Driver perception-response time to left-turning vehicles at traffic signal controlled intersections

Paper #:
  • 2018-01-0521

  • 2018-04-03
Left-turn crashes account for almost one quarter of all collisions. Although research has quantified the perception-response time (PRT) of drivers to left turning vehicles with high acceleration profiles, research is lacking for driver responses to normal or realistic left turning vehicle acceleration. During path intrusion scenarios, there is typically a geographic and/or objective marker from which the detection and hence perception-response may be measured. During left turn scenarios, it is often difficult for the through driver to detect where the left turning vehicle will intrude into their path. The purpose of this research was to determine driver PRT to a left turning vehicle from the first lateral movement of the left turning vehicle.
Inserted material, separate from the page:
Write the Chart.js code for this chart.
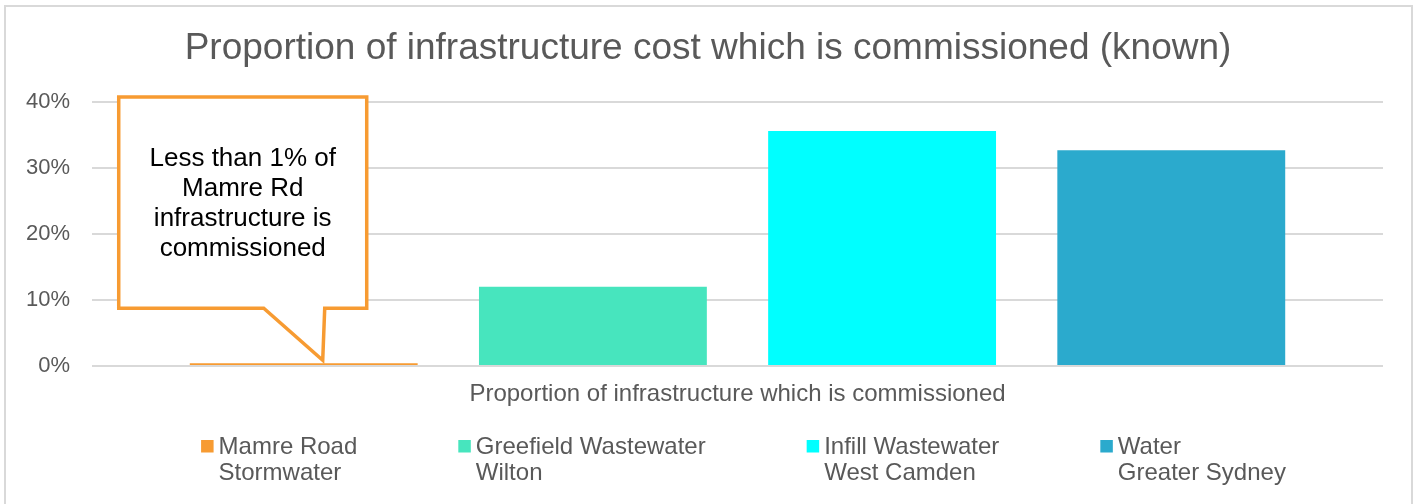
<!DOCTYPE html>
<html>
<head>
<meta charset="utf-8">
<script src="https://cdn.jsdelivr.net/npm/chart.js@4"></script>
<style>
  html, body { margin: 0; padding: 0; background: #fff; overflow: hidden; }
  #wrap { position: relative; width: 1416px; height: 504px; }
  #frame { position: absolute; left: 4px; top: 5px; width: 1409px; height: 600px; box-sizing: border-box; border: 2px solid #d9d9d9; pointer-events: none; }
  canvas { display: block; }
</style>
</head>
<body>
<div id="wrap">
  <canvas id="chart" width="1416" height="504"></canvas>
  <div id="frame"></div>
</div>
<script>
let titleText = "Proportion of infrastructure cost which is commissioned (known)";
let categories = ["Proportion of infrastructure which is commissioned"];
let seriesNames = [
  ["Mamre Road", "Stormwater"],
  ["Greefield Wastewater", "Wilton"],
  ["Infill Wastewater", "West Camden"],
  ["Water", "Greater Sydney"]
];
let seriesValues = [0.4, 12.0, 35.6, 32.7];
let seriesColors = ["#f79b32", "#47e5be", "#00ffff", "#2baacd"];
let yMax = 40;
let yStep = 10;
let calloutLines = ["Less than 1% of", "Mamre Rd", "infrastructure is", "commissioned"];

let fontFamily = "'Liberation Sans', Arial, sans-serif";
let grey = "#595959";

// Title drawn centred on the whole canvas
let titlePlugin = {
  id: "pageTitle",
  afterDraw(chart) {
    let c = chart.ctx;
    c.save();
    c.font = "37px " + fontFamily;
    c.fillStyle = grey;
    c.textAlign = "center";
    c.textBaseline = "alphabetic";
    c.fillText(titleText, chart.width / 2, 59);
    c.restore();
  }
};

// Callout box pointing at the first bar
let calloutPlugin = {
  id: "callout",
  afterDatasetsDraw(chart) {
    let bar = chart.getDatasetMeta(0).data[0];
    let y = chart.scales.y;
    let c = chart.ctx;
    let tipX = bar.x + 19;
    let tipY = bar.y - 3;
    let left = bar.x - 185;
    let right = bar.x + 63;
    let top = y.getPixelForValue(yMax) - 5;
    let bottom = y.getPixelForValue(8.75);

    c.save();
    c.beginPath();
    c.moveTo(left, top);
    c.lineTo(right, top);
    c.lineTo(right, bottom);
    c.lineTo(bar.x + 21, bottom);
    c.lineTo(tipX, tipY);
    c.lineTo(bar.x - 40, bottom);
    c.lineTo(left, bottom);
    c.closePath();
    c.fillStyle = "#fff";
    c.fill();
    c.lineWidth = 3.5;
    c.lineJoin = "miter";
    c.strokeStyle = seriesColors[0];
    c.stroke();

    c.fillStyle = "#000";
    c.font = "26px " + fontFamily;
    c.textAlign = "center";
    c.textBaseline = "alphabetic";
    let cx = (left + right) / 2;
    for (let i = 0; i < calloutLines.length; i++) {
      c.fillText(calloutLines[i], cx, top + 69 + i * 30);
    }
    c.restore();
  }
};

// Legend with two-line labels
let legendPlugin = {
  id: "twoLineLegend",
  afterDraw(chart) {
    let c = chart.ctx;
    c.save();
    c.font = "24px " + fontFamily;
    c.textBaseline = "alphabetic";
    c.textAlign = "left";
    let box = 12.5;
    let gap = 101;
    let widths = chart.data.datasets.map(ds => {
      let w = Math.max(...ds.label.map(t => c.measureText(t).width));
      return box + 5 + w;
    });
    let total = widths.reduce((a, b) => a + b, 0) + gap * (widths.length - 1);
    let x = (chart.chartArea.left + chart.chartArea.right) / 2 + 6 - total / 2;
    let base = 454;
    chart.data.datasets.forEach((ds, i) => {
      c.fillStyle = ds.backgroundColor;
      c.fillRect(x, 440, box, box);
      c.fillStyle = grey;
      ds.label.forEach((t, j) => c.fillText(t, x + box + 5, base + j * 26));
      x += widths[i] + gap;
    });
    c.restore();
  }
};

let ctx = document.getElementById("chart").getContext("2d");
let chart = new Chart(ctx, {
  type: "bar",
  data: {
    labels: categories,
    datasets: seriesNames.map((name, i) => ({
      label: name,
      data: [seriesValues[i]],
      backgroundColor: seriesColors[i],
      borderWidth: 0,
      categoryPercentage: 0.896,
      barPercentage: 0.788
    }))
  },
  options: {
    responsive: false,
    animation: false,
    layout: { padding: { left: 8, right: 33, top: 102, bottom: 0 } },
    plugins: {
      legend: { display: false },
      tooltip: { enabled: false },
      title: { display: false }
    },
    scales: {
      x: {
        grid: { display: false, drawTicks: false },
        border: { display: false },
        ticks: { color: grey, font: { family: fontFamily, size: 24 }, padding: 14 },
        afterFit(s) { s.height = 138; }
      },
      y: {
        min: 0,
        max: yMax,
        grid: { color: "#d9d9d9", lineWidth: 2, drawTicks: false },
        border: { display: false },
        ticks: {
          stepSize: yStep,
          color: grey,
          font: { family: fontFamily, size: 22 },
          padding: 22,
          callback: v => v + "%"
        },
        afterFit(s) { s.width = 84; }
      }
    }
  },
  plugins: [calloutPlugin, legendPlugin, titlePlugin]
});
</script>
</body>
</html>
PRT for this study was defined as the time from first lateral movement until the driver reacts, whether by touching the brake pedal, swerving (steering wheel angle change of at least 2 degrees), accelerating, or a mixture of those responses. 49 (NFemale=24; NMale=25) licensed volunteer drivers took part in a study at the University of Guelph Driving Research in Virtual Environments (DRiVE) lab using an Oktal complete vehicle driving simulator. After a brief practice drive to acclimatize to the virtual environment, participants completed the approximately 10 minute drive experiment where two types of left hand turn hazards were presented to drivers in random order. In one scenario, the left turning vehicle was stopped at the intersection before accelerating (LHTS), and in the other scenario the vehicle approached the intersection and turned at constant speed (LHTNS). There were significant differences in PRT between the LHTS and LHTNS scenarios with drivers taking longer to respond to the vehicle that had been stopped at the intersection (LHTS). This difference in PRT corresponded with a higher collision rate in the LHTS situation when compared to the LHTNS. However, collisions were common in both situations, with a mean time-to-impact of 3.66 seconds. Female reaction times trended toward being slightly slower than males, but there were no differences in collision rates.